Interpretive Summary: Wheat stem rust is a devastating fungal disease of wheat. A strain of the wheat stem rust fungus known as Ug99 emerged in Uganda in 1999 and threatens global wheat production because it is able to infect nearly all wheat varieties. We assessed 2152 spring wheat lines for response to stem rust pathogen strains including Ug99. In addition, 6226 molecular markers were evaluated on these lines. Genome-wide association mapping identified 47 significant associations between the markers and resistance to stem rust. Of these associations 11 regions correspond to previously characterized stem rust resistance genes. We identified accessions with combinations of resistance genes that could be used in cultivar development. The resistance genes and associated markers can be used by wheat breeding programs to select for Ug99 resistant wheat varieties protecting the United States crop from yield losses caused by foreign and domestic strains of the stem rust pathogen.

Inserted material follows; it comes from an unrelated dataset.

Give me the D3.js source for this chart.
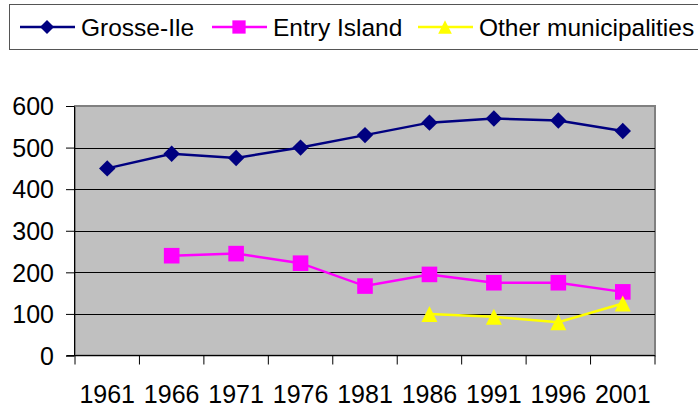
<!DOCTYPE html>
<html>
<head>
<meta charset="utf-8">
<script src="https://cdn.jsdelivr.net/npm/d3@7"></script>
<style>
  body { margin: 0; background: #fff; }
  svg { display: block; font-family: "Liberation Sans", Arial, sans-serif; }
</style>
</head>
<body>
<div id="chart"></div>
<script>
var years = ["1961", "1966", "1971", "1976", "1981", "1986", "1991", "1996", "2001"];
var grosseIle = [450, 485, 475, 500, 530, 560, 570, 565, 540];
var entryIsland = [null, 240, 245, 222, 167, 195, 175, 175, 153];
var otherMunicipalities = [null, null, null, null, null, 100, 93, 80, 125];
var yTicks = [0, 100, 200, 300, 400, 500, 600];

// marker shapes drawn as small paths, r = half width
function diamond(r){ return "M0," + (-r) + "L" + r + ",0L0," + r + "L" + (-r) + ",0Z"; }
function square(r){ return "M" + (-r) + "," + (-r) + "H" + r + "V" + r + "H" + (-r) + "Z"; }
function triangle(r){ return "M0," + (-r) + "L" + r + "," + r + "L" + (-r) + "," + r + "Z"; }

var series = [
  { name: "Grosse-Ile", values: grosseIle, color: "#000080", shape: diamond, r: 8.2 },
  { name: "Entry Island", values: entryIsland, color: "#ff00ff", shape: square, r: 7.8 },
  { name: "Other municipalities", values: otherMunicipalities, color: "#ffff00", shape: triangle, r: 8 }
];

var width = 698,
    height = 408,
    plotL = 75, plotR = 655, plotT = 106, plotB = 355.5;

var svg = d3.select("#chart").append("svg")
    .attr("width", width)
    .attr("height", height);

var x = d3.scaleBand().domain(years).range([plotL, plotR]);
var y = d3.scaleLinear().domain([0, 600]).range([plotB, plotT]);

// plot area
svg.append("rect")
    .attr("x", plotL).attr("y", plotT)
    .attr("width", plotR - plotL).attr("height", plotB - plotT)
    .attr("fill", "#c0c0c0")
    .attr("stroke", "#808080")
    .attr("stroke-width", 2);

// gridlines
svg.append("g").selectAll("line")
    .data(yTicks.filter(function(d){ return d > 0 && d < 600; }))
    .enter().append("line")
    .attr("x1", plotL).attr("x2", plotR)
    .attr("y1", function(d){ return Math.round(y(d)) + 0.5; })
    .attr("y2", function(d){ return Math.round(y(d)) + 0.5; })
    .attr("stroke", "#000")
    .attr("stroke-width", 1);

// y axis
var yAxis = svg.append("g")
    .attr("transform", "translate(" + (plotL - 1) + ",0)")
    .call(d3.axisLeft(y).tickValues(yTicks).tickSize(8).tickPadding(12));
yAxis.selectAll("text").style("font-size", "25px").attr("fill", "#000").attr("dy", "0.35em");
yAxis.selectAll("line,path").attr("stroke", "#000");

// x axis: ticks at category boundaries
var xAxis = svg.append("g")
    .attr("transform", "translate(0," + plotB + ")");
xAxis.append("line")
    .attr("x1", plotL - 8).attr("x2", plotR)
    .attr("y1", 0).attr("y2", 0)
    .attr("stroke", "#000");
xAxis.selectAll(".tk")
    .data(years.concat(["end"]))
    .enter().append("line")
    .attr("class", "tk")
    .attr("x1", function(d, i){ return plotL + i * x.bandwidth(); })
    .attr("x2", function(d, i){ return plotL + i * x.bandwidth(); })
    .attr("y1", 0).attr("y2", 9)
    .attr("stroke", "#000");
xAxis.selectAll("text")
    .data(years)
    .enter().append("text")
    .attr("x", function(d){ return x(d) + x.bandwidth() / 2; })
    .attr("y", 47.5)
    .attr("text-anchor", "middle")
    .style("font-size", "25px")
    .attr("fill", "#000")
    .text(function(d){ return d; });

// lines and markers
var line = d3.line()
    .defined(function(d){ return d != null; })
    .x(function(d, i){ return x(years[i]) + x.bandwidth() / 2; })
    .y(function(d){ return y(d); });

series.forEach(function(s){
  svg.append("path")
      .datum(s.values)
      .attr("d", line)
      .attr("fill", "none")
      .attr("stroke", s.color)
      .attr("stroke-width", 2.5);

  svg.append("g").selectAll("path")
      .data(s.values.map(function(v, i){ return { v: v, year: years[i] }; })
        .filter(function(d){ return d.v != null; }))
      .enter().append("path")
      .attr("d", s.shape(s.r))
      .attr("transform", function(d){
        return "translate(" + (x(d.year) + x.bandwidth() / 2) + "," + y(d.v) + ")";
      })
      .attr("fill", s.color);
});

// legend
var legend = svg.append("g");
legend.append("rect")
    .attr("x", 9.5).attr("y", 4.5)
    .attr("width", 700).attr("height", 45)
    .attr("fill", "#fff")
    .attr("stroke", "#555")
    .attr("stroke-width", 1);

var legendX = [20, 212, 418];
series.forEach(function(s, i){
  var g = legend.append("g").attr("transform", "translate(" + legendX[i] + ",27)");
  g.append("line")
      .attr("x1", 0).attr("x2", 55)
      .attr("stroke", s.color)
      .attr("stroke-width", 2.5);
  g.append("path")
      .attr("d", s.shape(s.r * 0.85))
      .attr("transform", "translate(27,0)")
      .attr("fill", s.color);
  g.append("text")
      .attr("x", 61)
      .attr("y", 9)
      .style("font-size", "24.5px")
      .attr("fill", "#000")
      .text(s.name);
});
</script>
</body>
</html>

Technical Abstract: Stem rust is considered one of the most damaging diseases of wheat. The recent emergence of the stem rust Ug99 race group poses a serious threat to world wheat production. Utilization of genetic resistance in cultivar development is the optimal way to control stem rust. Here we report association mapping of stem rust resistance in a global spring wheat germplasm collection (2,152 accessions) genotyped with the wheat iSelect 9K SNP array. Using a unified mixed model method (or QK method), we identified a total of 47 loci that are significantly associated with various stem rust resistance traits including field disease resistance and seedling resistance against multiple stem rust pathogen races including BCCBC, TRTTF, TTKSK (Ug99), and TTTTF. The 47 loci could be further condensed into 11 QTL regions based on linkage disequilibrium information among adjacent markers. We postulate that these QTLs represent known stem rust resistance genes including Sr2, Sr6, Sr7a, Sr8a, Sr9h, Sr13, Sr28, Sr36. We further employed a multi-locus mixed model to explore marker trait associations and identified two additional QTLs (one potentially represents Sr31) that are significantly associated with stem rust resistance against various races. Combinations of the most significant loci for each trait explained up to 38.6% of the phenotypic variance. Markers identified through this study could be used to track the genes or QTLs. Accessions with high number of resistance-associated alleles may serve as important breeding materials for stem rust resistance.